# Permanently and completely disable ESP/ASR on 2010 VW Passat 2.0FSI (110KW) Variant 4Motion?



## vassilisg (Sep 26, 2011)

Hello to everybody!

My name is Vassilis and I own a 2010 VW Passat Variant 2.0FSI (110KW) 4Motion. This car has a normally aspirated engine.

I would like your help regarding the following aspects. During driving, and especially in tight corners with poor tarmac, I have realised that ESP does not let the 4Motion system live up to its expectations. What I mean by this is that when the car starts losing grip the ESP comes into play and when it finishes straightening the car's behaviour then it lets 4Motion do its job.
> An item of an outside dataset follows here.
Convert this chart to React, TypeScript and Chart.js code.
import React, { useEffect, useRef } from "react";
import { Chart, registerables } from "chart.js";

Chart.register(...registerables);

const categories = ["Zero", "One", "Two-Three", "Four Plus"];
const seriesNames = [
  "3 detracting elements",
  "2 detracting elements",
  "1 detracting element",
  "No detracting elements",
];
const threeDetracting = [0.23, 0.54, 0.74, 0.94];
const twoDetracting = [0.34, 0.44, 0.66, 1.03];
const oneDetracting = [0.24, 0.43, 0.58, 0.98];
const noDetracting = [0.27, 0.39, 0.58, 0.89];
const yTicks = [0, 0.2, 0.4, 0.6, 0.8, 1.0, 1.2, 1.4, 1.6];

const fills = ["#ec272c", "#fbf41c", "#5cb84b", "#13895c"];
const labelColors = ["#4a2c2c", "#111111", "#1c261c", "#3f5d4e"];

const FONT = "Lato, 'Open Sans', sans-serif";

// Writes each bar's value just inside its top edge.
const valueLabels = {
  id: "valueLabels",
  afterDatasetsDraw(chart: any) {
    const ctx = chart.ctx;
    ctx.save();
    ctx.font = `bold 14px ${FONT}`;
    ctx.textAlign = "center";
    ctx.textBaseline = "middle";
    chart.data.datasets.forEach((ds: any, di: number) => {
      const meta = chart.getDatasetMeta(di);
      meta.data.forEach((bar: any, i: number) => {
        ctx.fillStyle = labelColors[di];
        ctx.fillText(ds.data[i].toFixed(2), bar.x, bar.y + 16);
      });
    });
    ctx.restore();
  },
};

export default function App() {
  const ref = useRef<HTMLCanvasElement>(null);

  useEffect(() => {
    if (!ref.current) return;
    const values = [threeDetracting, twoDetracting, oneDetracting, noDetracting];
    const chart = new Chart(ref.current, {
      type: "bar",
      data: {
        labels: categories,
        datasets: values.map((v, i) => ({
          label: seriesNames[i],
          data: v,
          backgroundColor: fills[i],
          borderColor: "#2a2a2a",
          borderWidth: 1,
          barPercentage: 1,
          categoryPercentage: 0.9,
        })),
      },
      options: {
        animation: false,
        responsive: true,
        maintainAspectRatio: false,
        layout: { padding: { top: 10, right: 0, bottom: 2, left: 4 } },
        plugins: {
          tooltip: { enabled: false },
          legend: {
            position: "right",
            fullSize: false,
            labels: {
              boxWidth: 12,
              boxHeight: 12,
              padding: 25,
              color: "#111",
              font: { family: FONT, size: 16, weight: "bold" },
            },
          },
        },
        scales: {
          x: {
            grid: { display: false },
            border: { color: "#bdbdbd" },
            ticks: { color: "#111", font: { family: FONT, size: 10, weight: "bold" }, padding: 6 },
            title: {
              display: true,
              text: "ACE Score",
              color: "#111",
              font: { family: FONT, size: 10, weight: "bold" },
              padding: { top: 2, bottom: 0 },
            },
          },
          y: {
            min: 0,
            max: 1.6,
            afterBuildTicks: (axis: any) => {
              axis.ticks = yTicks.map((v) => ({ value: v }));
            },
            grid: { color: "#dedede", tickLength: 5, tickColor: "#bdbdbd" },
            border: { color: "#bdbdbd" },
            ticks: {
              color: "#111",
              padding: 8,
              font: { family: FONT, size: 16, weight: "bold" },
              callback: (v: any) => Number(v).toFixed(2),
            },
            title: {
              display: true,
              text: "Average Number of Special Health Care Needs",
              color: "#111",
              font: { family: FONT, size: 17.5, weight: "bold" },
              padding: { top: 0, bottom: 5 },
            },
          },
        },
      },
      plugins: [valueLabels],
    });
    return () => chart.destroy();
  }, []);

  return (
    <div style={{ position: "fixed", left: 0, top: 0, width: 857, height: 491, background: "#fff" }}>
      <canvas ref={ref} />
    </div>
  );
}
Unfortunatelly this means that ESP destroys spirited driving and does not let the car flow through corners depending solely on its 4Motion system (which is a very good one if let alone do the job)!
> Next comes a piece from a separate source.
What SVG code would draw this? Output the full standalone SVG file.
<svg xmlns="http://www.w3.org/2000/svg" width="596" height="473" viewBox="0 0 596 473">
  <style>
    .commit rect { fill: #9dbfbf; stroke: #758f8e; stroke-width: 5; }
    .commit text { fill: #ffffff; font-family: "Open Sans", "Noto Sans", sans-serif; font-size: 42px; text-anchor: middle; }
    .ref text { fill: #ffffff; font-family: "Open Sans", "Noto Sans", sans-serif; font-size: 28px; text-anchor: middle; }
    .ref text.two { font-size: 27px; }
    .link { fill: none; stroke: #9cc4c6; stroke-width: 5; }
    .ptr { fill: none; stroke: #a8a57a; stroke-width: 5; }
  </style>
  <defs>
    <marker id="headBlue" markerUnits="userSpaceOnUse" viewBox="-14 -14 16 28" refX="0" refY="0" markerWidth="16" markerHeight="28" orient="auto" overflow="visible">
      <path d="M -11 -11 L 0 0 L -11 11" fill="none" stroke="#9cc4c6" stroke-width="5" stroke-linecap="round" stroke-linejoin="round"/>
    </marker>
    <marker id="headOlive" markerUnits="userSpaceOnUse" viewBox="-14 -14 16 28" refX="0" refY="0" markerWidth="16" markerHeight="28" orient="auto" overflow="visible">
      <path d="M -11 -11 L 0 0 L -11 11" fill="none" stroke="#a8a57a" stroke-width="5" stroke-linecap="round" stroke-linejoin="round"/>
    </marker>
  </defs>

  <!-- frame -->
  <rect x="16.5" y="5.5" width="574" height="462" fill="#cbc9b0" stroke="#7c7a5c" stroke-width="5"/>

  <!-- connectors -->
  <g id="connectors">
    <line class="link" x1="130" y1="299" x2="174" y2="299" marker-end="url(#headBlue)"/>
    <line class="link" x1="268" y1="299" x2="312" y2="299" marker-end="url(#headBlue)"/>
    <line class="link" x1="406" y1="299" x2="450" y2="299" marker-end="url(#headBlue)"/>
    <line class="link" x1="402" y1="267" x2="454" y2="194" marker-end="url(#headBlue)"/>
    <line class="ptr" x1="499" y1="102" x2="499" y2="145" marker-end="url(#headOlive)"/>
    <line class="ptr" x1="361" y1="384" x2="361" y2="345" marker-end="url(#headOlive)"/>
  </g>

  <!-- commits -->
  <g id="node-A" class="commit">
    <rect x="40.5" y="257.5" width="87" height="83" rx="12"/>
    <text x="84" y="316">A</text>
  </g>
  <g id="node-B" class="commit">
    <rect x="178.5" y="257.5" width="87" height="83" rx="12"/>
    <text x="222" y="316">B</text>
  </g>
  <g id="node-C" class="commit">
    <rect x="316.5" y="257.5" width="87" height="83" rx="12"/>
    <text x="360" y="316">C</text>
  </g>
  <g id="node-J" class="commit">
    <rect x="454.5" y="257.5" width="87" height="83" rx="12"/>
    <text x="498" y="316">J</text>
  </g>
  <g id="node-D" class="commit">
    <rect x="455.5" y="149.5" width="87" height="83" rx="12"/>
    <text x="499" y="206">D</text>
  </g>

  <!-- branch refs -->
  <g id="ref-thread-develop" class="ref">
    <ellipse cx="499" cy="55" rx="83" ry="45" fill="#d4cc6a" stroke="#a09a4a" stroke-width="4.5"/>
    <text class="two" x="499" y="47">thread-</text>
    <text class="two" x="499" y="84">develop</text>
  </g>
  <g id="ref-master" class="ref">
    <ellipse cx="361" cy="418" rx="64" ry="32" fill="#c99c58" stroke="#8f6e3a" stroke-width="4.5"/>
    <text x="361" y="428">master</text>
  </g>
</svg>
I have also realised that when I deactivate the ESP (at least the 1st phase of ESP, whereas ESP cannot be totally deactivated as a whole) the car flows so nice through corners that it seems to be another car; a much much better car!

So, as you can guess I want to permanently deactivate the ESP but have active at the same time the ABS unit.

Is there a way to come around this? I have read on the internet that there are some VAG (secret??) codes to come around issues like this but I have not found something yet! Or maybe something can be done through a VCDS unit, or .....?

Thanks in advance for your support.

PS. Is there a decent SW/HW combination to get some extra ponies out of this very good engine? I mean a good (value for money) combination of performance air filter+remapping+cat. back exhaust?

Vassilis


----------



## Anony00GT (Mar 6, 2002)

I have no idea, but if you have a VCDS, post the question and an auto-scan over in the Vag-Com forum. The guys from Ross-Tech will probably know if there's a coding change you can make to do what you want to do.


----------